The media are not your friends

The established media are hostile to conservatives and have a vested interest in electing a Liberal government - don't count on them to get your message out. Ignore the CBC, CTV, the Globe and Mail and the Toronto Star and concentrate on grass-roots politicking. Trying to suck up to the main-stream media is pointless.


Go negative

It's a mistake to think that the PCs can run a strictly positive campaign and still win an election. By all means, explain your platform and promote yourself as an alternative to the current government, but the McGuinty/Wynne years at Queen's Park have been a time of astonishing incompetence, fraud, mismanagement and outright criminality - it's time for the PCs to get personal and go for the jugular. Caledonia, ORNGE, eHealth, the gas plant cancellations, the Green Energy Act - there's a lot of anger out there and people are frustrated. Tap into it! And don't be deterred by Kathleen Wynne's inevitable attempts to avoid accountability by labeling her critics as homophobic misogynists; make her own her party's appalling record. Bring it up at every opportunity.


Don't attack civil servants

I spent my entire career in the public sector, and I can tell you without reservation that Hudak's promise to fire 100 000 of us was a serious mistake. Everyone in the province has a friend or family member who is a civil servant. Attacking these people and threatening their livelihoods makes the party seem mean and vindictive, and average citizens don't want to see next-door-neighbour Joe or Aunt Betty lose their jobs. I was a civil servant and know from personal experience that the public sector is bloated and inefficient, but trimming it has to be done sensitively and with respect. You had better have a plan to do this without coming across like Ebeneezer Scrooge taking away Bob Cratchit's Christmas dinner. The current system is unsustainable and costs have to be reined in - I don't think anyone sensible, including most government workers, disputes this. But there's a big difference between, say, promising a hiring freeze and a moratorium on new programs, and sending out 100 000 pink slips the day after the election. Most public employees are hard-working, dedicated professionals, and demonizing them is a mistake. From a purely practical perspective, you'll have to work with the civil service if you win an election, and you'll need its cooperation to implement your policies. Good luck with that if you've spent your time in opposition attacking the public sector and promising to fire thousands of government employees.


Don't try to be hip

You're young, so maybe this will come easier to you, but previous attempts to show that the PCs have street cred with the hip urban iPhone crowd have been a failure.
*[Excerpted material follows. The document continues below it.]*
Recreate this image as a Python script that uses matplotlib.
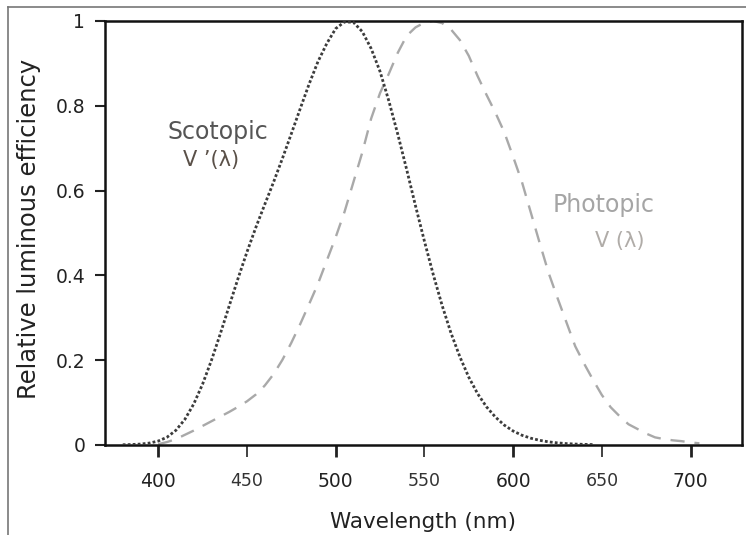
import matplotlib
matplotlib.use('Agg')
import matplotlib.pyplot as plt
from matplotlib.lines import Line2D
from matplotlib.ticker import FixedLocator

# Scotopic V'(lambda), 5 nm steps
scot_wl = [380, 385, 390, 395, 400, 405, 410, 415, 420, 425, 430, 435, 440, 445,
           450, 455, 460, 465, 470, 475, 480, 485, 490, 495, 500, 505, 510, 515,
           520, 525, 530, 535, 540, 545, 550, 555, 560, 565, 570, 575, 580, 585,
           590, 595, 600, 605, 610, 615, 620, 625, 630, 635, 640, 645]
scot_v = [0.0006, 0.0011, 0.0022, 0.0045, 0.0093, 0.0185, 0.0348, 0.0604, 0.0966,
          0.1436, 0.1998, 0.2625, 0.3281, 0.3931, 0.455, 0.513, 0.567, 0.620,
          0.676, 0.734, 0.793, 0.851, 0.904, 0.947, 0.982, 0.998, 0.997, 0.975,
          0.935, 0.881, 0.811, 0.733, 0.650, 0.564, 0.481, 0.402, 0.329, 0.264,
          0.208, 0.160, 0.121, 0.090, 0.066, 0.047, 0.033, 0.023, 0.016, 0.011,
          0.0074, 0.0050, 0.0033, 0.0022, 0.0015, 0.0010]

# Photopic V(lambda), 5 nm steps
phot_wl = [400, 405, 410, 415, 420, 425, 430, 435, 440, 445, 450, 455, 460, 465,
           470, 475, 480, 485, 490, 495, 500, 505, 510, 515, 520, 525, 530, 535,
           540, 545, 550, 555, 560, 565, 570, 575, 580, 585, 590, 595, 600, 605,
           610, 615, 620, 625, 630, 635, 640, 645, 650, 655, 660, 665, 670, 675,
           680, 685, 690, 695, 700, 705]
phot_v = [0.002, 0.007, 0.014, 0.024, 0.034, 0.045, 0.056, 0.067, 0.078, 0.090,
          0.103, 0.119, 0.140, 0.167, 0.201, 0.241, 0.285, 0.332, 0.380, 0.435,
          0.490, 0.550, 0.620, 0.690, 0.770, 0.830, 0.876, 0.925, 0.965, 0.985,
          0.996, 1.000, 0.995, 0.980, 0.955, 0.918, 0.870, 0.826, 0.784, 0.738,
          0.680, 0.620, 0.548, 0.476, 0.406, 0.347, 0.290, 0.233, 0.192, 0.154,
          0.118, 0.089, 0.068, 0.049, 0.038, 0.027, 0.018, 0.014, 0.011, 0.009,
          0.006, 0.004]

x_major = [400, 500, 600, 700]
x_minor = [450, 550, 650]
y_ticks = [0, 0.2, 0.4, 0.6, 0.8, 1]
y_labels = ['0', '0.2', '0.4', '0.6', '0.8', '1']

plt.rcParams['font.family'] = ['DejaVu Sans']

fig = plt.figure(figsize=(7.46, 5.35), dpi=100, facecolor='white')
ax = fig.add_axes([105 / 746, 90 / 535, 637 / 746, 424 / 535])

ax.plot(scot_wl, scot_v, color='#3c3c3c', lw=2.0, dashes=(1.0, 0.8), zorder=3)
ax.plot(phot_wl, phot_v, color='#a9a9a9', lw=1.7, dashes=(6, 4.2), zorder=2)

ax.set_xlim(370, 729)
ax.set_ylim(0, 1)

for s in ax.spines.values():
    s.set_linewidth(1.8)
    s.set_color('#111111')

ax.xaxis.set_major_locator(FixedLocator(x_major))
ax.xaxis.set_minor_locator(FixedLocator(x_minor))
ax.xaxis.set_minor_formatter(plt.FuncFormatter(lambda v, p: '%d' % v))
ax.tick_params(axis='x', which='major', length=8.6, width=2.0, pad=11,
               labelsize=13.5, colors='#222222')
ax.tick_params(axis='x', which='minor', length=8.6, width=1.3, pad=11,
               labelsize=12.5, colors='#333333')

ax.set_yticks(y_ticks)
ax.set_yticklabels(y_labels)
ax.yaxis.set_minor_locator(FixedLocator([0, 1]))
ax.tick_params(axis='y', which='major', length=7.2, width=1.5, pad=7,
               labelsize=13.5, colors='#222222')
ax.tick_params(axis='y', which='minor', length=13, width=1.8)

fig.text(423.5 / 746, 1 - 522 / 535, 'Wavelength (nm)', ha='center', va='center',
         fontsize=15.5, color='#222222')
fig.text(29 / 746, 1 - 229 / 535, 'Relative luminous efficiency', rotation=90,
         ha='center', va='center', fontsize=17.5, color='#222222')

ax.text(405.5, 0.738, 'Scotopic', fontsize=17, color='#555555', ha='left', va='center')
ax.text(414, 0.672, 'V \u2019(\u03bb)', fontsize=15, color='#5a5048', ha='left', va='center')
ax.text(622, 0.566, 'Photopic', fontsize=17, color='#a5a5a5', ha='left', va='center')
ax.text(646, 0.481, 'V (\u03bb)', fontsize=15, color='#b0aca8', ha='left', va='center')

# outer frame of the source figure (top and left edges only)
fig.add_artist(Line2D([8 / 746, 1], [1 - 7 / 535, 1 - 7 / 535], color='#777777', lw=1.2))
fig.add_artist(Line2D([8 / 746, 8 / 746], [0, 1 - 7 / 535], color='#777777', lw=1.2))

fig.savefig('out.png', dpi=100, facecolor='white')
Look - we have a Twitter feed! Look at all the "likes" we have on Facebook! An election is not a high school cafeteria, and no one except the CBC gives a damn if you've embraced social media, especially if you don't have any policies worth a tweet that are actually going to change anything. Fire your media consultants, clean out the cobwebs at party headquarters, figure out what the hell you stand for, and give people like me who are desperate for real change in Ontario something worth voting for.


March in a Pride parade

It pains me to say this because Pride parades irritate me to no end, but mainstream politicians are expected to publicly demonstrate their tolerance by showing up at this annual Carnival of Diversity. It shouldn't matter if you're there or not, but it does. Every single one of your left-wing opponents will be attending, and your absence will be noted, rightly or wrongly, as evidence of bigotry and intolerance. Rob Ford was pilloried for stubbornly refusing to attend Toronto's Pride parade. Then of course there's the fact that Premier Wynne is Ontario's most famous lesbian - she will certainly be there in her role as the Angel of Progress. Your attendance at Pride will go a long way to blunt criticism of the party, and show potential voters that you're not going to impose a puritanical regime on the province if you're elected.



There is tremendous frustration among the citizens with the current government of Ontario, and voters like me are desperate for a credible alternative. The PCs have failed to provide that alternative for too long.


Now, young man - go to it. I wish you well. I may even re-join the party.